Down Payment vs. Earnest Money Deposit: The Differences

As a first-time homebuyer, things can get confusing really quickly. There are so many new terms and things to understand. A good place to start is with the terms down payment and earnest money deposit.

These are two common terms you will hear when you go through the process of buying a home in Madison. Let's look a bit closer to gain a full understanding of what a down payment is and what an earnest money deposit is.

What's a Down Payment?

When you buy a home, you will likely take out a mortgage. The money you pay directly to the seller isn't financed and is known as a down payment.

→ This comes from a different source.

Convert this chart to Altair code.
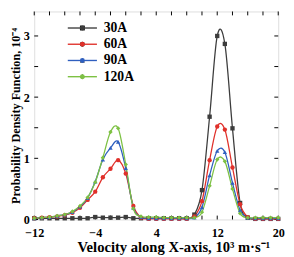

You will deliver the down payment to an escrow company and they will deliver it to the seller after closing. This money can come from your savings account, the proceeds from selling a current home, or many other sources. It's usually paid at closing via bank transfer or cashier's check.

Typically, you will need to put down at least 3% of the purchase price. If your down payment is 20% of the purchase price of the home or higher, you will avoid paying for private mortgage insurance.

The amount of your down payment will be determined by the lender. Your credit score, debt-to-income ratio, and other factors will be used to figure out how much money you will need to put down when buying a home.

What is the Earnest Money Deposit?

When you make an offer on a home, you will include an earnest money deposit. This money is used to help convince the seller you are serious about buying the home. A higher earnest money deposit can help your offer stand out if the seller receives multiple offers on the property.

For the seller, the earnest money deposit allows them to take them home off the market. They will feel confident the deal will close if the buyer includes a large enough earnest money deposit. If the buyer pulls out of the deal, the seller keeps the earnest money deposit, in some circumstances.

The amount offered for earnest money depends on what you feel comfortable with. It's common to offer around 3% of the purchase price of the home, but you can offer more or less.

How the Down Payment and Earnest Money Deposit Work Together

When a buyer makes an offer and the seller accepts it, a purchase agreement is signed. The earnest money deposit is paid at this time, based on the offer made by the buyer and accepted by the seller.

The money will be held by an escrow company until the deal closes. When the deal closes, the earnest money deposit is credited towards the down payment or towards closing fees.

If you're a first-time homebuyer, you want to make sure you provide a large enough earnest money deposit to be taken seriously by the seller. Your real estate agent will be able to help you choose the right amount when you make an offer on a home.